IMHO, running up the score is a consequence of adults running kids' sports. Running up the score is a consequence of greater variation in the ability of respective teams. There will be greater variation in the ability of the teams when adults are running things,for at least two reasons. First, the teams are more fixed in composition. If you have a bunch of first year players of elementary school age, you may not even things out by importing a high school age ringer. Second, the ability of the adults to coach and motivate varies.

When kids play a sport informally among themselves, with the teams chosen on an impromptu basis each time they assemble to play, there will be a tendency for the teams to be more evenly matched. Two captains, who are usually the best players, alternating choices. It evens out.

Assistant Village Idiot said...

Good point. When kid's scores get out of hand they reconfigure the teams on their own. They want it to be relatively even.

karrde said...

I'm still interested in the topic, but I must confess that I am not much of a sports fan. (I was invited over to a friend's house today. Something about the Soup Bowl, last of the football Bowl games of the season? I can't remember.)

I do agree with Gringo, if the kids run the game themselves, they like to weight things evenly.
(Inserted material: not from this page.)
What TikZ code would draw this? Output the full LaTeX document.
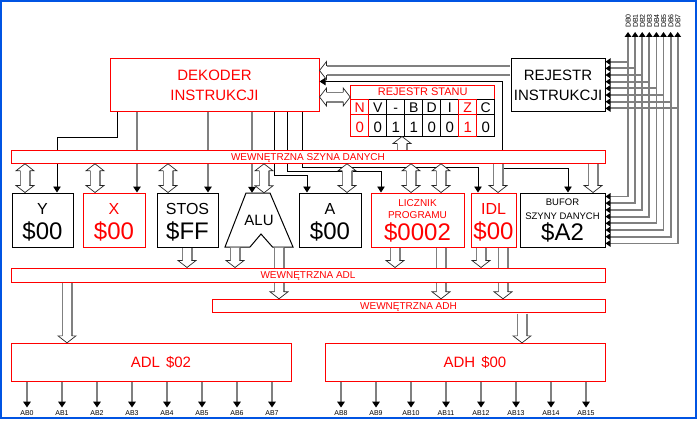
\documentclass[tikz,border=0pt]{standalone}
\usepackage{fontspec}
\setmainfont{Liberation Sans}
\usetikzlibrary{arrows.meta,calc}

\definecolor{ramka}{RGB}{0,84,227}
\newcommand{\fs}[1]{\fontsize{#1}{#1}\selectfont}

% wide bus arrow, head at #2
\newcommand{\fatarrow}[2]{%
  \path ($(#1)!0.5pt!(#2)$) coordinate (ta) ($(#2)!7pt!(#1)$) coordinate (hb);
  \path ($(ta)!4.7pt!90:(#2)$) coordinate (s1) ($(ta)!4.7pt!-90:(#2)$) coordinate (s2)
        ($(hb)!4.7pt!90:(#2)$) coordinate (b1) ($(hb)!4.7pt!-90:(#2)$) coordinate (b2)
        ($(hb)!9pt!90:(#2)$) coordinate (c1) ($(hb)!9pt!-90:(#2)$) coordinate (c2);
  \fill[white] (s1) -- (b1) -- (c1) -- (#2) -- (c2) -- (b2) -- (s2) -- cycle;
  \draw[shaft] (s1) -- (b1) (s2) -- (b2);
  \draw[head] (b1) -- (c1) -- (#2) -- (c2) -- (b2);
}
% wide bus arrow, heads at both ends
\newcommand{\fatboth}[2]{%
  \path ($(#1)!7pt!(#2)$) coordinate (ha) ($(#2)!7pt!(#1)$) coordinate (hb);
  \path ($(ha)!4.7pt!90:(#2)$) coordinate (a1) ($(ha)!4.7pt!-90:(#2)$) coordinate (a2)
        ($(ha)!9pt!90:(#2)$) coordinate (d1) ($(ha)!9pt!-90:(#2)$) coordinate (d2)
        ($(hb)!4.7pt!90:(#2)$) coordinate (b1) ($(hb)!4.7pt!-90:(#2)$) coordinate (b2)
        ($(hb)!9pt!90:(#2)$) coordinate (c1) ($(hb)!9pt!-90:(#2)$) coordinate (c2);
  \fill[white] (#1) -- (d1) -- (a1) -- (b1) -- (c1) -- (#2) -- (c2) -- (b2) -- (a2) -- (d2) -- cycle;
  \draw[shaft] (a1) -- (b1) (a2) -- (b2);
  \draw[head] (a1) -- (d1) -- (#1) -- (d2) -- (a2) (b1) -- (c1) -- (#2) -- (c2) -- (b2);
}

\tikzset{
  >={Triangle[length=6pt,width=7.5pt,color=black]},
  box/.style={draw=black, line width=1pt, fill=white, inner sep=0pt},
  rbox/.style={box, draw=red, text=red},
  bus/.style={rbox, font=\fs{10}, text height=7.2pt, text depth=0pt},
  cell/.style={box, minimum width=18pt, minimum height=15pt, font=\fs{14}, text height=12.4pt, text depth=0pt},
  val/.style={box, minimum width=18pt, minimum height=22pt, font=\fs{15}, text height=14.5pt, text depth=0pt},
  txt/.style={inner sep=0pt, anchor=base},
  ctl/.style={draw=black, line width=0.8pt},
  gline/.style={draw=gray, line width=1.8pt},
  shaft/.style={draw=gray, line width=1.6pt},
  head/.style={draw=black!85, line width=0.7pt},
}

\begin{document}
\begin{tikzpicture}[x=1pt,y=-1pt]
\useasboundingbox (0,0) rectangle (698,420);
\draw[ramka, line width=1.4pt] (1,1) rectangle (696,418);

% decoder and registers
\node[rbox, minimum width=209pt, minimum height=52pt, align=center, font=\fontsize{15}{20}\selectfont] (dek) at (214.5,85) {DEKODER\\INSTRUKCJI};
\node[box, minimum width=94pt, minimum height=52pt, align=center, font=\fontsize{15}{20}\selectfont] (rin) at (558,85) {REJESTR\\INSTRUKCJI};
\node[rbox, minimum width=144pt, minimum height=14pt, font=\fs{11}, text height=7.9pt, text depth=0pt] (rst) at (422.7,92) {REJESTR STANU};
\foreach \f/\v/\c/\i in {V/0/black/1,-/1/black/2,B/1/black/3,D/0/black/4,I/0/black/5,C/0/black/7,N/0/red/0,Z/1/red/6}{
  \node[cell, draw=\c, text=\c] (f\i) at (359.7+18*\i,106.5) {\f};
  \node[val, draw=\c, text=\c] (v\i) at (359.7+18*\i,125) {\v};
}

\foreach \nm/\xc/\w/\st in {y/42.5/61/box, x/114/62/rbox, stos/187.5/61/box, a/330/62/box, pc/417.5/93/rbox, idl/493.5/45/rbox, buf/562.5/85/box}{
  \node[\st, minimum width=\w pt, minimum height=54pt] (\nm) at (\xc,220) {};
}
\foreach \nm/\xc/\lab/\val/\c in {y/42.5/Y/\$00/black, x/114/X/\$00/red, stos/187.5/STOS/\$FF/black, a/330/A/\$00/black, idl/493.5/IDL/\$00/red}{
  \node[txt, font=\fs{16}, text=\c] (\nm l) at (\xc,214) {\lab};
  \node[txt, font=\fs{24}, text=\c] (\nm v) at (\xc,239.3) {\val};
}
\node[txt, font=\fs{10}, text=red] (pcl1) at (417.5,206) {LICZNIK};
\node[txt, font=\fs{10}, text=red] (pcl2) at (417.5,218.7) {PROGRAMU};
\node[txt, font=\fs{24}, text=red] (pcv) at (417.5,240) {\$0002};
\node[txt, font=\fs{9.5}] (bufl1) at (562.5,205.5) {BUFOR};
\node[txt, font=\fs{9.5}] (bufl2) at (562.5,219) {SZYNY DANYCH};
\node[txt, font=\fs{24}] (bufv) at (562.5,240) {\$A2};

% ALU
\draw[box] (246,193) -- (270,193) -- (293,247) -- (272.5,247) -- (261,234) -- (250,247) -- (225,247) -- cycle;
\node[inner sep=0pt, minimum width=68pt, minimum height=54pt] (alu) at (259,220) {};
\node[txt, font=\fs{15}] (alul) at (259,225) {ALU};

% control lines
\draw[ctl, ->] (dek.south -| 117.7,0) -- ++(0,26) -| (y.north -| 57,0);
\draw[gline, ->] (dek.south -| 137,0) -- (x.north -| 137,0);
\draw[gline, ->] (dek.south -| 208,0) -- (stos.north -| 208,0);
\draw[gline, ->] (dek.south -| 252,0) -- (alu.north -| 252,0);
\draw[ctl, ->] (dek.south -| 274,0) -- ++(0,64) -| (a.north -| 307,0);
\draw[ctl, ->] (dek.south -| 287.5,0) -- ++(0,60) -| (pc.north -| 381,0);
\draw[ctl, ->] (dek.south -| 302,0) -- ++(0,55.5) -| (idl.north -| 478,0);
\draw[ctl, <->] (dek.east |- 0,81.5) -| (502,168) -| (buf.north -| 568,0);

\node[bus, minimum width=594pt, minimum height=12.6pt] (dbus) at (308,157) {WEWNĘTRZNA SZYNA DANYCH};

% data bus pins
\foreach \i in {0,...,7}{
  \pgfmathsetmacro{\xx}{628+7.1*\i}
  \pgfmathsetmacro{\ya}{61.7+6.67*\i}
  \pgfmathsetmacro{\yb}{196.5+6.7*\i}
  \node[rotate=90, anchor=mid west, inner sep=0pt, font=\fs{7}] (db\i) at (\xx,28) {DB\i};
  \coordinate (dbt\i) at (\xx,32);
  \draw[gline, >={Triangle[length=5pt,width=6.6pt,color=black]}, <->] (dbt\i) -- (\xx,\yb) -- (buf.east |- 0,\yb);
  \draw[gline, >={Triangle[length=5pt,width=6.6pt,color=black]}, ->] (\xx,\ya) -- (rin.east |- 0,\ya);
}

% address buses
\node[bus, minimum width=393pt, minimum height=13.4pt] (adhbus) at (408.5,306) {WEWNĘTRZNA ADH};
\fatarrow{alu.south -| 279,0}{adhbus.north -| 279,0}
\fatarrow{pc.south -| 441,0}{adhbus.north -| 441,0}
\fatarrow{idl.south -| 503,0}{adhbus.north -| 503,0}
\node[bus, minimum width=594pt, minimum height=14pt] (adlbus) at (308,275) {WEWNĘTRZNA ADL};

% bus arrows
\fatarrow{rin.west |- 0,70.5}{dek.east |- 0,70.5}
\fatboth{dek.east |- 0,97}{rst.west |- 0,97}
\fatarrow{dbus.north -| 402,0}{v3.south -| 402,0}
\foreach \b/\xx in {y/25, x/95, stos/168, alu/264, a/347, pc/411, pc/441}{
  \fatboth{dbus.south -| \xx,0}{\b.north -| \xx,0}
}
\fatarrow{dbus.south -| 498,0}{idl.north -| 498,0}
\fatarrow{dbus.south -| 593,0}{buf.north -| 593,0}
\foreach \b/\xx in {stos/187, alu/235, pc/395, idl/481}{
  \fatarrow{\b.south -| \xx,0}{adlbus.north -| \xx,0}
}

\node[rbox, minimum width=280pt, minimum height=37.7pt] (adl) at (151,362.2) {};
\node[rbox, minimum width=280pt, minimum height=37.7pt] (adh) at (465,362.2) {};
\node[inner sep=0pt, font=\fs{15}, text=red, text height=10.7pt, text depth=0pt] (adlt) at (161,362) {ADL\hspace{0.4em}\$02};
\node[inner sep=0pt, font=\fs{15}, text=red, text height=10.7pt, text depth=0pt] (adht) at (475,362) {ADH\hspace{0.4em}\$00};
\fatarrow{adlbus.south -| 67,0}{adl.north -| 67,0}
\fatarrow{adhbus.south -| 522,0}{adh.north -| 522,0}

% address pins
\foreach \i in {0,...,7}{
  \draw[gline, ->] (adl.south -| 27+35*\i,0) -- ++(0,26);
  \node[txt, font=\fs{7}] (ab\i) at (27+35*\i,415) {AB\i};
}
\foreach \i in {0,...,7}{
  \pgfmathtruncatemacro{\nab}{\i+8}
  \draw[gline, ->] (adh.south -| 341+35*\i,0) -- ++(0,26);
  \node[txt, font=\fs{7}] (ab\nab) at (341+35*\i,415) {AB\nab};
}
\end{tikzpicture}
\end{document}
Even when a bunch of grown men (and a one or two of the ladies) from my church play soccer, they try to split the big talent evenly, and then split the medium talent evenly, then find places for the rest.

Gringo said...

I played soccer once a week when I was in college. The last year, I and another guy- both of middling ability- were always the captains to pick teams. The two best players for captains practice didn't work because in our group there was one player who was head and shoulders above us all- even if he was actually about 5'6". He was a goal scorer who had been a goalie in high school.

While I didn't trumpet it, I was proud of my undefeated record as captain that year- some ties. Even if I didn't pick first and got the best player, I chose the players who best played as members of a team, not as freelancers.